Que peut-il rester des évènements du mardi 08 Mai 1945 ? A Kherrata, il subsiste des lambeaux de mémoire des rares survivants… et des lieux témoins de cette ignoble boucherie. Des témoins, acteurs et rescapés d’une barbarie, d’une boucherie que l’histoire n’a jamais condamné, que les auteurs n’ont jamais vraiment reconnues. Alors, retour sur l’une des nombreuses pages noires du colonialisme, à travers un récit vivant et émouvant: il s’agit de Lahcène Bekhouche, condamné à mort à Kherrata, au lendemain, des émeutes. A Kherrata, une localité paisible, à mi-chemin entre deux grands pôles urbains, Sétif et Béjaïa, personne ne se doutait donc de rien. La rumeur était gardée au secret.
“Il faisait beau ! évoque Lahcène Bekhouche, scout parmi les scouts”. Kherrata, une ville cernée par les collines, des collines rocheuses, qui lui garantissent la pureté de l’air, la bonté du cœur. Sa relative renommée, elle la doit à ses gorges, ses merveilleuses gorges qui la relient aux autres contrées de Kabylie. Lahcène Bekhouche, un garçon actif de vingt ans, avait déjà connu la prison pour avoir distribué des tracts, en réalité des formulaires destinés à récolter des fonds d’aide aux scouts. Au début, les émeutes ont éclaté à Sétif.

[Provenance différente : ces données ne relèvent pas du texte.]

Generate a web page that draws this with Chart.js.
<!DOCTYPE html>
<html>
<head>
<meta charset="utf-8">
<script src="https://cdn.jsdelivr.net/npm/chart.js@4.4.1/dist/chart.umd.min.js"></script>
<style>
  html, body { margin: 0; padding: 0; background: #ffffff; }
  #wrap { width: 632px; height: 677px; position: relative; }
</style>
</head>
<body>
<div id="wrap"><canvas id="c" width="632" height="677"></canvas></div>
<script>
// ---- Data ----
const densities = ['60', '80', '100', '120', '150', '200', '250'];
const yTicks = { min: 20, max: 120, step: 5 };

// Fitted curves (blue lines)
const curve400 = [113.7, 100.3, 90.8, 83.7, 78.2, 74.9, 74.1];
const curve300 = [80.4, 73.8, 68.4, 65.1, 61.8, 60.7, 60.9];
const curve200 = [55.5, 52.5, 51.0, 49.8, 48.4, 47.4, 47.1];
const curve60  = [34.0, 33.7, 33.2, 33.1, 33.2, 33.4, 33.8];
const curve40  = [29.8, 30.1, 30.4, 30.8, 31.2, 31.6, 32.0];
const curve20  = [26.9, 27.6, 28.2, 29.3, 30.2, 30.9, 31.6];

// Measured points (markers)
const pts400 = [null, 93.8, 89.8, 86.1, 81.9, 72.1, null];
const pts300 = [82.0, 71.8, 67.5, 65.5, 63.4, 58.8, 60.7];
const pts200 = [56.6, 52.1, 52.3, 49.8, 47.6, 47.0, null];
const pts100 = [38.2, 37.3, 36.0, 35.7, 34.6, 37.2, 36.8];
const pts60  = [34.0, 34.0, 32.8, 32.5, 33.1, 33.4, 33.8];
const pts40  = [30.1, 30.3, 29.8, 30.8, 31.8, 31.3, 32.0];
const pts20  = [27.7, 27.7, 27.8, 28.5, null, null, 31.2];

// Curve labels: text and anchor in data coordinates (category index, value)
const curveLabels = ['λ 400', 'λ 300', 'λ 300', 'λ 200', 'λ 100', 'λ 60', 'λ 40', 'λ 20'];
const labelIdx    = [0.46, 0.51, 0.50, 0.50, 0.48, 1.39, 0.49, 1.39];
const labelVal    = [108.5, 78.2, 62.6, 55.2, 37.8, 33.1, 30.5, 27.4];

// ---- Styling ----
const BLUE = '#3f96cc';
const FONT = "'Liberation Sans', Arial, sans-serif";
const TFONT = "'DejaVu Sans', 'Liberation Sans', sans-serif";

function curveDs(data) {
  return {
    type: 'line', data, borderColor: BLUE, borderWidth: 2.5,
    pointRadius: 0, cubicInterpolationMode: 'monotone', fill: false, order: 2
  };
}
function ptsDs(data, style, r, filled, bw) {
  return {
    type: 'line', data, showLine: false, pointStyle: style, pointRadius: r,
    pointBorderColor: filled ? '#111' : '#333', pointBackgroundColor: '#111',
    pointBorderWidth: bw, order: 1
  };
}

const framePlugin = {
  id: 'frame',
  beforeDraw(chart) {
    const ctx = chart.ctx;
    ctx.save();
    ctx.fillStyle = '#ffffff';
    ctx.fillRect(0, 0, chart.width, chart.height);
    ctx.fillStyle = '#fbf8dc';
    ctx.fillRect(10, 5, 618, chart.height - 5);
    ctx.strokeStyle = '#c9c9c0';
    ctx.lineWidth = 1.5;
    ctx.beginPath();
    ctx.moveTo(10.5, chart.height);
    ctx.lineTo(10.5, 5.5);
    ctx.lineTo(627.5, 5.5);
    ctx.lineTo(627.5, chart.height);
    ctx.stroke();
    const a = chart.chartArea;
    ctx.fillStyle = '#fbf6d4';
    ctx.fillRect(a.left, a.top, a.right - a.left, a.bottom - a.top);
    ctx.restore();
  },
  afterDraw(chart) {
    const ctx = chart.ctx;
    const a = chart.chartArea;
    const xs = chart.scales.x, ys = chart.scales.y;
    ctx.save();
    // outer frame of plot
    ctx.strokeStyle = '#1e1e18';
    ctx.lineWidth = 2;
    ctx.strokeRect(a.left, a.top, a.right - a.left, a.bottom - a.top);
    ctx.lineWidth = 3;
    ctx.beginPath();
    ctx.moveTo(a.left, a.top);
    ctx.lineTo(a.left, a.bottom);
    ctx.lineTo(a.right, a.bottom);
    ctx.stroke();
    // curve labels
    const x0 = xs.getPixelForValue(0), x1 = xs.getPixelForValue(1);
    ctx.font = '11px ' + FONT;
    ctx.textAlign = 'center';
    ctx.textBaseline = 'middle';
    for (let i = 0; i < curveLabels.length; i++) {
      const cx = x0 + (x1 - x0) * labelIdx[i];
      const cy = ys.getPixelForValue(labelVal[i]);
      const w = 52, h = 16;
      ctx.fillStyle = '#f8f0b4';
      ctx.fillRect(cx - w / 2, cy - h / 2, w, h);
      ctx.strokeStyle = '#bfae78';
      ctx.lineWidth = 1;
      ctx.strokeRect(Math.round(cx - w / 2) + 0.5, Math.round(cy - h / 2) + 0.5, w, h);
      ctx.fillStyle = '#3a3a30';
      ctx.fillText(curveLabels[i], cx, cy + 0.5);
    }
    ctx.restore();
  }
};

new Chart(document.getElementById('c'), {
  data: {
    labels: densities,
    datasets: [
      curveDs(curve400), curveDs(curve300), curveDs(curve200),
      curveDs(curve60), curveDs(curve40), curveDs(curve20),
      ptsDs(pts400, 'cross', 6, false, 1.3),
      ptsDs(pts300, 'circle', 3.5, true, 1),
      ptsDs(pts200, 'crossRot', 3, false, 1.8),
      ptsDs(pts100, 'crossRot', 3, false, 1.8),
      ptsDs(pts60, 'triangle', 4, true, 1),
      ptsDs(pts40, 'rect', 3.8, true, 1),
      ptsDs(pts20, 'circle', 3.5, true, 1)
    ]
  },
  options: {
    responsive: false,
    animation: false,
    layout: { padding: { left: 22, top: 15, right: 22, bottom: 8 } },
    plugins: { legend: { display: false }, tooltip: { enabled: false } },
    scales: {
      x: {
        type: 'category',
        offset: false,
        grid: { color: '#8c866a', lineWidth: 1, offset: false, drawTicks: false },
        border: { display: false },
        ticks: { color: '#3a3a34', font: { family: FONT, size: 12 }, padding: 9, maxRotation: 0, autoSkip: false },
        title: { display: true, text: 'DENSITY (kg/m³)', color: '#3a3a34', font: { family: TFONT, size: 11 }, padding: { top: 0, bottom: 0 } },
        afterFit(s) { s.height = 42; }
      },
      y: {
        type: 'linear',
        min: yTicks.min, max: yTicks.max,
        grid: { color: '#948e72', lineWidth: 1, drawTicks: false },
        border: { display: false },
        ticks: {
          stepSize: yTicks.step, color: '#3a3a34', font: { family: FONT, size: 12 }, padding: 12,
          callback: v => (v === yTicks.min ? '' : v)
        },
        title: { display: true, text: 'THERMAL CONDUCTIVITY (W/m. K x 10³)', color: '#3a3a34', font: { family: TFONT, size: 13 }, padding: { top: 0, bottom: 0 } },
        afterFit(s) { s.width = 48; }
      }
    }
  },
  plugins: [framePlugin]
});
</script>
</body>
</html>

Il s’en est suivi bien sûr une répression dans les rues et les quartiers de la ville. Pendant une semaine, l’armée française, renforcée par des avions et des chars, se déchaîne sur les populations et tua sans distinction.

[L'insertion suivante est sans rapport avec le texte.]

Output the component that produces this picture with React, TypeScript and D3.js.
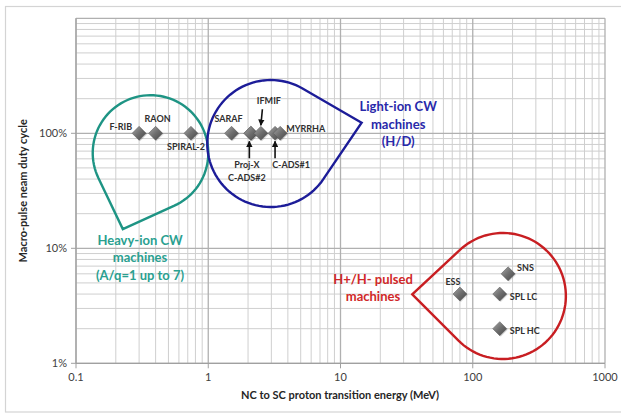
import React from "react";
import * as d3 from "d3";

// ---- data ----
const cwNames = ["F-RIB", "RAON", "SPIRAL-2", "SARAF", "Proj-X", "C-ADS#2", "IFMIF", "C-ADS#1", "MYRRHA"];
const cwEnergy = [0.3, 0.4, 0.74, 1.5, 2.1, 2.1, 2.5, 3.2, 3.5];
const cwDuty = [1, 1, 1, 1, 1, 1, 1, 1, 1];

const pulsedNames = ["ESS", "SNS", "SPL LC", "SPL HC"];
const pulsedEnergy = [80, 185, 160, 160];
const pulsedDuty = [0.04, 0.06, 0.04, 0.02];

const xTickValues = [0.1, 1, 10, 100, 1000];
const xTickLabels = ["0.1", "1", "10", "100", "1000"];
const yTickValues = [0.01, 0.1, 1];
const yTickLabels = ["1%", "10%", "100%"];

// group outlines: circle centre (energy, duty) and tip (energy, duty)
const groupNames = ["heavy", "light", "pulsed"];
const groupCenterE = [0.366, 2.97, 169];
const groupCenterD = [0.674, 0.815, 0.0385];
const groupTipE = [0.226, 14.45, 34.9];
const groupTipD = [0.147, 1.237, 0.0398];
const groupText = [
  ["Heavy-ion CW", "machines", "(A/q=1 up to 7)"],
  ["Light-ion CW", "machines", "(H/D)"],
  ["H+/H- pulsed", "machines"],
];
const groupTextE = [0.305, 27.3, 17.6];
const groupTextD = [0.107, 1.55, 0.049];

// ---- styles / layout ----
const W = 621, H = 415;
const groupRadius = [57.8, 63.5, 63];
const groupColor = ["#1e9484", "#1c1c98", "#c81e22"];
const groupTextColor = ["#2aa090", "#2828aa", "#d02828"];
const FONT = "Lato, 'Open Sans', sans-serif";

// label placement (px offsets from diamond)
const cwLabelPos: [number, number, string][] = [
  [-7, -3, "end"],
  [2, -11, "middle"],
  [-5, 17, "middle"],
  [-3, -11, "middle"],
  [-4, 35, "middle"],
  [-4, 48, "middle"],
  [8, -29, "middle"],
  [16, 35, "middle"],
  [6, -1, "start"],
];
const pulsedLabelPos: [number, number, string][] = [
  [-7, -9, "middle"],
  [9, -3, "start"],
  [10, 6, "start"],
  [10, 5, "start"],
];

function teardrop(cx: number, cy: number, r: number, tx: number, ty: number) {
  const d = Math.hypot(cx - tx, cy - ty);
  const a = Math.atan2(cy - ty, cx - tx);
  const b = Math.asin(r / d);
  const L = Math.sqrt(d * d - r * r);
  const p1 = [tx + L * Math.cos(a + b), ty + L * Math.sin(a + b)];
  const p2 = [tx + L * Math.cos(a - b), ty + L * Math.sin(a - b)];
  const th1 = Math.atan2(p1[1] - cy, p1[0] - cx);
  const th2 = Math.atan2(p2[1] - cy, p2[0] - cx);
  const thT = Math.atan2(ty - cy, tx - cx);
  const TAU = Math.PI * 2;
  const mod = (v: number) => ((v % TAU) + TAU) % TAU;
  const d1 = mod(th2 - th1);
  const tipRel = mod(thT - th1);
  const delta = tipRel < d1 ? d1 - TAU : d1;
  const p = d3.path();
  p.moveTo(tx, ty);
  p.lineTo(p1[0], p1[1]);
  const N = 80;
  for (let i = 1; i <= N; i++) {
    const t = th1 + (delta * i) / N;
    p.lineTo(cx + r * Math.cos(t), cy + r * Math.sin(t));
  }
  p.closePath();
  return p.toString();
}

export default function App() {
  const x = d3.scaleLog().domain([0.1, 1000]).range([76, 605]);
  const y = d3.scaleLog().domain([0.01, 10]).range([363.3, 18.3]);

  const xMinor: number[] = [];
  for (let dec = 0.1; dec < 1000; dec *= 10) for (let k = 2; k <= 9; k++) xMinor.push(dec * k);
  const yMinor: number[] = [];
  for (let dec = 0.01; dec < 10; dec *= 10) for (let k = 2; k <= 9; k++) yMinor.push(dec * k);
  const xMajor = [0.1, 1, 10, 100, 1000];
  const yMajor = [0.01, 0.1, 1, 10];

  const [x0, x1] = x.range();
  const [y0, y1] = y.range();

  const diamond = (px: number, py: number, key: string) => (
    <g key={key}>
      <path
        d={`M${px + 1},${py - 6} L${px + 8},${py + 1} L${px + 1},${py + 8} L${px - 6},${py + 1}Z`}
        fill="#000"
        opacity={0.15}
      />
      <path
        d={`M${px},${py - 7} L${px + 7},${py} L${px},${py + 7} L${px - 7},${py}Z`}
        fill="url(#dg)"
        stroke="#555"
        strokeWidth={0.5}
      />
    </g>
  );

  return (
    <svg
      width={W}
      height={H}
      style={{ position: "absolute", left: 0, top: 0, background: "#fff" }}
      fontFamily={FONT}
    >
      <defs>
        <linearGradient id="dg" x1="0" y1="0" x2="1" y2="1">
          <stop offset="0" stopColor="#a8a8a8" />
          <stop offset="0.5" stopColor="#6e6e6e" />
          <stop offset="1" stopColor="#454545" />
        </linearGradient>
        <marker id="ah" viewBox="0 0 10 10" refX="9" refY="5" markerWidth="4" markerHeight="4" orient="auto">
          <path d="M0,0 L10,5 L0,10 z" fill="#111" />
        </marker>
      </defs>
      <rect x={0} y={0} width={W} height={H} fill="#fff" />
      <rect x={5.5} y={6.5} width={640} height={405.5} fill="#fff" stroke="#d4d4d4" strokeWidth={1.2} />

      {/* grid */}
      {xMinor.map((v, i) => (
        <line key={"xm" + i} x1={x(v)} x2={x(v)} y1={y1} y2={y0} stroke="#cfcfcf" strokeWidth={1} />
      ))}
      {yMinor.map((v, i) => (
        <line key={"ym" + i} x1={x0} x2={x1} y1={y(v)} y2={y(v)} stroke="#cfcfcf" strokeWidth={1} />
      ))}
      {xMajor.map((v, i) => (
        <line key={"xM" + i} x1={x(v)} x2={x(v)} y1={y1} y2={y0} stroke="#b0b0b0" strokeWidth={1.3} />
      ))}
      {yMajor.map((v, i) => (
        <line key={"yM" + i} x1={x0} x2={x1} y1={y(v)} y2={y(v)} stroke="#b0b0b0" strokeWidth={1.3} />
      ))}
      {/* axes */}
      <line x1={x0} x2={x1} y1={y0} y2={y0} stroke="#a0a0a0" strokeWidth={1.2} />
      <line x1={x0} x2={x0} y1={y1} y2={y0} stroke="#a0a0a0" strokeWidth={1.2} />
      {xTickValues.map((v, i) => (
        <g key={"xt" + i}>
          <line x1={x(v)} x2={x(v)} y1={y0} y2={y0 + 5} stroke="#a0a0a0" />
          <text x={x(v)} y={y0 + 18} textAnchor="middle" fontSize={11} fill="#404040">
            {xTickLabels[i]}
          </text>
        </g>
      ))}
      {yTickValues.map((v, i) => (
        <g key={"yt" + i}>
          <line x1={x0 - 5} x2={x0} y1={y(v)} y2={y(v)} stroke="#a0a0a0" />
          <text x={x0 - 9} y={y(v) + 4} textAnchor="end" fontSize={11} fill="#404040">
            {yTickLabels[i]}
          </text>
        </g>
      ))}
      <text x={340} y={399} textAnchor="middle" fontSize={11} fontWeight="bold" fill="#262626">
        NC to SC proton transition energy (MeV)
      </text>
      <text
        transform={`translate(27,${(y0 + y1) / 2}) rotate(-90)`}
        textAnchor="middle"
        fontSize={11}
        fontWeight="bold"
        fill="#262626"
      >
        Macro-pulse neam duty cycle
      </text>

      {/* group outlines */}
      {groupNames.map((g, i) => (
        <path
          key={g}
          d={teardrop(x(groupCenterE[i]), y(groupCenterD[i]), groupRadius[i], x(groupTipE[i]), y(groupTipD[i]))}
          fill="none"
          stroke={groupColor[i]}
          strokeWidth={2.4}
          strokeLinejoin="miter"
        />
      ))}
      {groupNames.map((g, i) => (
        <text
          key={g + "t"}
          x={x(groupTextE[i])}
          y={y(groupTextD[i])}
          textAnchor="middle"
          fontSize={13}
          fontWeight="bold"
          fill={groupTextColor[i]}
        >
          {groupText[i].map((s, j) => (
            <tspan key={j} x={x(groupTextE[i])} dy={j === 0 ? 0 : 17.5}>
              {s}
            </tspan>
          ))}
        </text>
      ))}

      {/* points */}
      {cwNames.map((n, i) => diamond(x(cwEnergy[i]), y(cwDuty[i]), "c" + i))}
      {pulsedNames.map((n, i) => diamond(x(pulsedEnergy[i]), y(pulsedDuty[i]), "p" + i))}

      {/* arrows */}
      {(() => {
        const ix = cwNames.indexOf("IFMIF");
        const px = cwNames.indexOf("Proj-X");
        const cx = cwNames.indexOf("C-ADS#1");
        const yy = y(1);
        return (
          <g stroke="#111" strokeWidth={1.6} markerEnd="url(#ah)">
            <line x1={x(cwEnergy[ix]) + 1.5} y1={yy - 24} x2={x(cwEnergy[ix])} y2={yy - 8} />
            <line x1={x(cwEnergy[px]) - 1.5} y1={yy + 25} x2={x(cwEnergy[px]) - 1.5} y2={yy + 8} />
            <line x1={x(cwEnergy[cx])} y1={yy + 25} x2={x(cwEnergy[cx])} y2={yy + 8} />
          </g>
        );
      })()}

      {/* labels */}
      {cwNames.map((n, i) => (
        <text
          key={"cl" + i}
          x={x(cwEnergy[i]) + cwLabelPos[i][0]}
          y={y(cwDuty[i]) + cwLabelPos[i][1]}
          textAnchor={cwLabelPos[i][2]}
          fontSize={9}
          fontWeight="bold"
          fill="#303030"
        >
          {n}
        </text>
      ))}
      {pulsedNames.map((n, i) => (
        <text
          key={"pl" + i}
          x={x(pulsedEnergy[i]) + pulsedLabelPos[i][0]}
          y={y(pulsedDuty[i]) + pulsedLabelPos[i][1]}
          textAnchor={pulsedLabelPos[i][2]}
          fontSize={9}
          fontWeight="bold"
          fill="#303030"
        >
          {n}
        </text>
      ))}
    </svg>
  );
}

Lorsque le bus la reliant à Sétif parvient à Kherrata, Lahcène Bekhouche remarque qu’il porte des traces de balles en de nombreux endroits. Un certain Bouhaoui alors propage l’information.
Des villages affûtèrent les hommes et se mirent à incendier des édifices publics.“Moi-même, j’ai mis le feu à la poste et à la justice”, s’enorgueillit Bekhouche, dont la silhouette ne passe jamais inaperçue à Kherrata. “Lorsque les chars ont commencé à semer la mort, nous nous sommes enfuis dans la montagne.
Deux jours plus tard, nous étions de retour, à la faveur d’une prétendue promesse d’indépendance du général de Gaulle”, témoigne-t-il. Rassemblées dans la cour de la caserne, les hommes entendirent le Caïd prononcer des condamnations à mort contre 45 d’entre eux, dont Bekhouche.
Ces derniers subirent les pires sévices. Lahcène a la mémoire tourmentée. Il n’a rien oublié de ce bitume brûlant sur lequel il était couché dans cette caserne, rien oublié des visages livides de ses copains de cellule qu’on emmène pour être achevés dans la montagne, rien oublié du chef des scouts, le Dr Hanouz, liquidé en même temps que ses deux rejetons, rien oublié de la mine effarouchée de ces femmes qui ont dû accoucher sous les ponts de Kherrata, rien oublié de ces Oueds qui puaient la pestilence des cadavres et que les colons arrosaient de sable, rien oublié de ses quatre amis exécutés et bien d’autres.
Finalement, Lahcène Bekhouche restera à la prison de Maison Carrée (El Harrach) jusqu’à l’indépendance du pays, le 05 Juillet 1962. Des année après demeure ainsi l’effort de mémoire de ces hommes. Demeure également l’appel de ces militants, comme Amrane Bedehouche, à la reconnaissance, c’est le moindre des mérites.